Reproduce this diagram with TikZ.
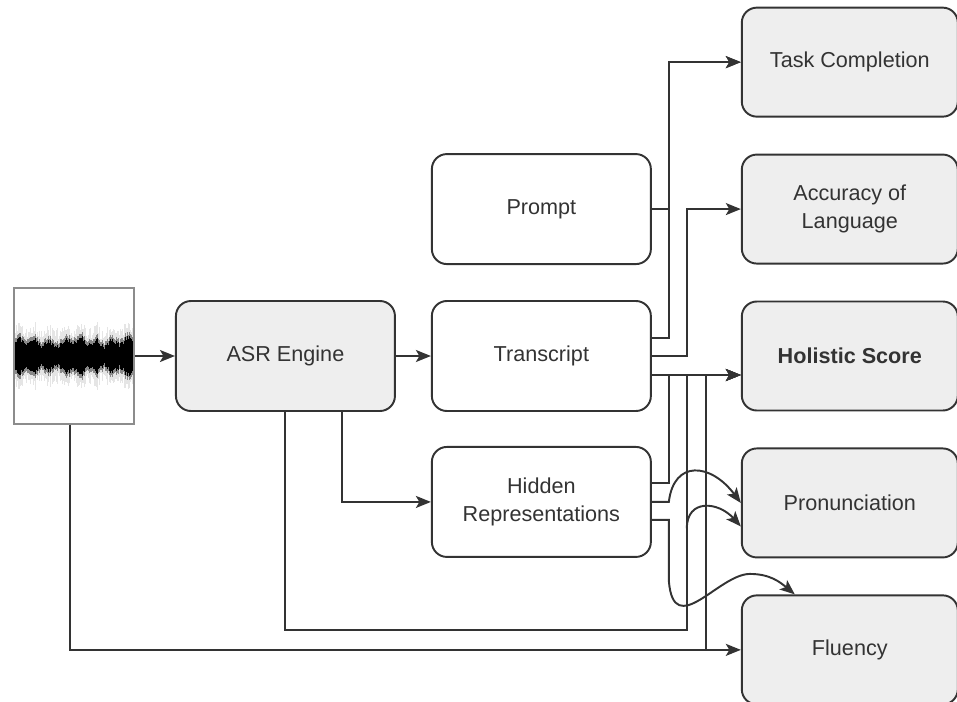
\documentclass[tikz,border=0pt]{standalone}
\usepackage{fontspec}
\setmainfont{Liberation Sans}
\usetikzlibrary{positioning,calc,arrows.meta}
\definecolor{boxgray}{HTML}{EEEEEE}
\definecolor{edge}{HTML}{333333}
\tikzset{block/.style={draw=edge,line width=1.1pt,rounded corners=0.3cm,minimum width=4.38cm,minimum height=2.2cm,align=center,text=edge,font=\fontsize{12.3}{16}\selectfont},
         score/.style={block,fill=boxgray,minimum width=4.32cm,minimum height=2.18cm},
         line/.style={-{Stealth[length=0.3cm,width=0.24cm,inset=0.07cm]},draw=edge,line width=1.1pt}
     }

\begin{document}
\begin{tikzpicture}
\node[draw=black!45,line width=1.1pt,minimum width=2.4cm,minimum height=2.72cm](wave) at (0,0) {};
\useasboundingbox ([xshift=-1.48cm,yshift=7.12cm]wave.center) rectangle ([xshift=17.66cm,yshift=-6.9cm]wave.center);
\node[block,fill=boxgray,right=0.8cm of wave](asr) {ASR Engine};
\node[block,right=0.7cm of asr](trans) {Transcript};
\node[block,above=0.7cm of trans](prompt) {Prompt};
\node[block,below=0.68cm of trans](hidden) {Hidden\\Representations};
\node[score,right=1.78cm of trans](holistic) {\textbf{Holistic Score}};
\node[score,above=0.72cm of holistic](acc) {Accuracy of\\Language};
\node[score,above=0.72cm of acc](task) {Task Completion};
\node[score,below=0.72cm of holistic](pron) {Pronunciation};
\node[score,below=0.72cm of pron](fluency) {Fluency};
% waveform
\begin{scope}
\clip (wave.north west) rectangle (wave.south east);
\pgfmathsetseed{42}
\foreach \k in {1,...,118}{
  \pgfmathsetmacro\amp{0.22+0.06*sin(\k*23)+0.04*sin(\k*7)+0.1*rnd}
  \pgfmathsetmacro\fuzz{0.12+0.22*rnd}
  \coordinate (s) at ([xshift=(\k-59.5)*0.02cm]wave.center);
  \fill[black,opacity=0.1] ($(s)+(-0.011,-\amp-\fuzz)$) rectangle ($(s)+(0.011,\amp+\fuzz)$);
  \fill[black,opacity=0.4] ($(s)+(-0.011,-\amp-0.08)$) rectangle ($(s)+(0.011,\amp+0.08)$);
  \fill ($(s)+(-0.011,-\amp)$) rectangle ($(s)+(0.011,\amp)$);
}
\end{scope}
% lanes
\coordinate (c1) at ([xshift=0.34cm]trans.east);
\coordinate (c2) at ([xshift=0.7cm]trans.east);
\coordinate (c3) at ([xshift=1.08cm]trans.east);
\coordinate (hs) at ([yshift=-0.38cm]holistic.west);
\coordinate (c1h) at (c1 |- hidden.east);
\coordinate (c2h) at (c2 |- hidden.east);
\draw[line] (wave)--(asr);
\draw[line] (asr)--(trans);
\draw[line] ([xshift=1.13cm]asr.south) |- (hidden);
\draw[line] (prompt.east) -- ++(0.34,0) |- (task);
\draw[line] ([yshift=0.36cm]trans.east) -- ++(0.34,0) |- (task);
\draw[line] (trans.east) -- ++(0.7,0) |- (acc);
\draw[line] ([yshift=-0.38cm]trans.east)--(hs);
\draw[line] ([yshift=0.37cm]hidden.east) -- ++(0.34,0) |- (hs);
\draw[line] (asr.south) -- ++(0,-4.36) -| (c2 |- hs)--(hs);
\draw[line] ([xshift=-0.08cm]wave.south) |- (fluency);
\draw[line] ([xshift=-0.08cm]wave.south) |- (c3 |- fluency)--(c3 |- hs)--(hs);
\draw[line] (hidden.east)--(c1h) .. controls +(0.1,0.85) and +(-0.6,0.8) .. (pron.west);
\draw[line] ([yshift=-0.53cm]c2h) .. controls +(0,0.6) and +(-0.45,0.5) .. ([yshift=-0.47cm]pron.west);
\draw[line] ([yshift=-0.36cm]hidden.east)--([yshift=-0.36cm]c1h) -- ++(0,-1.22) .. controls +(0.1,-1.2) and +(-0.62,0) .. ++(1.62,0.14) .. controls +(0.4,0) and +(-0.3,0.25) .. ([xshift=-1.1cm]fluency.north);
\end{tikzpicture}
\end{document}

• [Directions for this task]:
Every line above should be returned exactly; the pictures stay out.

• [Response]:
Reproduce this diagram with TikZ.
\documentclass[tikz,border=0pt]{standalone}
\usepackage{fontspec}
\setmainfont{Liberation Sans}
\usetikzlibrary{positioning,calc,arrows.meta}
\definecolor{boxgray}{HTML}{EEEEEE}
\definecolor{edge}{HTML}{333333}
\tikzset{block/.style={draw=edge,line width=1.1pt,rounded corners=0.3cm,minimum width=4.38cm,minimum height=2.2cm,align=center,text=edge,font=\fontsize{12.3}{16}\selectfont},
         score/.style={block,fill=boxgray,minimum width=4.32cm,minimum height=2.18cm},
         line/.style={-{Stealth[length=0.3cm,width=0.24cm,inset=0.07cm]},draw=edge,line width=1.1pt}
     }

\begin{document}
\begin{tikzpicture}
\node[draw=black!45,line width=1.1pt,minimum width=2.4cm,minimum height=2.72cm](wave) at (0,0) {};
\useasboundingbox ([xshift=-1.48cm,yshift=7.12cm]wave.center) rectangle ([xshift=17.66cm,yshift=-6.9cm]wave.center);
\node[block,fill=boxgray,right=0.8cm of wave](asr) {ASR Engine};
\node[block,right=0.7cm of asr](trans) {Transcript};
\node[block,above=0.7cm of trans](prompt) {Prompt};
\node[block,below=0.68cm of trans](hidden) {Hidden\\Representations};
\node[score,right=1.78cm of trans](holistic) {\textbf{Holistic Score}};
\node[score,above=0.72cm of holistic](acc) {Accuracy of\\Language};
\node[score,above=0.72cm of acc](task) {Task Completion};
\node[score,below=0.72cm of holistic](pron) {Pronunciation};
\node[score,below=0.72cm of pron](fluency) {Fluency};
% waveform
\begin{scope}
\clip (wave.north west) rectangle (wave.south east);
\pgfmathsetseed{42}
\foreach \k in {1,...,118}{
  \pgfmathsetmacro\amp{0.22+0.06*sin(\k*23)+0.04*sin(\k*7)+0.1*rnd}
  \pgfmathsetmacro\fuzz{0.12+0.22*rnd}
  \coordinate (s) at ([xshift=(\k-59.5)*0.02cm]wave.center);
  \fill[black,opacity=0.1] ($(s)+(-0.011,-\amp-\fuzz)$) rectangle ($(s)+(0.011,\amp+\fuzz)$);
  \fill[black,opacity=0.4] ($(s)+(-0.011,-\amp-0.08)$) rectangle ($(s)+(0.011,\amp+0.08)$);
  \fill ($(s)+(-0.011,-\amp)$) rectangle ($(s)+(0.011,\amp)$);
}
\end{scope}
% lanes
\coordinate (c1) at ([xshift=0.34cm]trans.east);
\coordinate (c2) at ([xshift=0.7cm]trans.east);
\coordinate (c3) at ([xshift=1.08cm]trans.east);
\coordinate (hs) at ([yshift=-0.38cm]holistic.west);
\coordinate (c1h) at (c1 |- hidden.east);
\coordinate (c2h) at (c2 |- hidden.east);
\draw[line] (wave)--(asr);
\draw[line] (asr)--(trans);
\draw[line] ([xshift=1.13cm]asr.south) |- (hidden);
\draw[line] (prompt.east) -- ++(0.34,0) |- (task);
\draw[line] ([yshift=0.36cm]trans.east) -- ++(0.34,0) |- (task);
\draw[line] (trans.east) -- ++(0.7,0) |- (acc);
\draw[line] ([yshift=-0.38cm]trans.east)--(hs);
\draw[line] ([yshift=0.37cm]hidden.east) -- ++(0.34,0) |- (hs);
\draw[line] (asr.south) -- ++(0,-4.36) -| (c2 |- hs)--(hs);
\draw[line] ([xshift=-0.08cm]wave.south) |- (fluency);
\draw[line] ([xshift=-0.08cm]wave.south) |- (c3 |- fluency)--(c3 |- hs)--(hs);
\draw[line] (hidden.east)--(c1h) .. controls +(0.1,0.85) and +(-0.6,0.8) .. (pron.west);
\draw[line] ([yshift=-0.53cm]c2h) .. controls +(0,0.6) and +(-0.45,0.5) .. ([yshift=-0.47cm]pron.west);
\draw[line] ([yshift=-0.36cm]hidden.east)--([yshift=-0.36cm]c1h) -- ++(0,-1.22) .. controls +(0.1,-1.2) and +(-0.62,0) .. ++(1.62,0.14) .. controls +(0.4,0) and +(-0.3,0.25) .. ([xshift=-1.1cm]fluency.north);
\end{tikzpicture}
\end{document}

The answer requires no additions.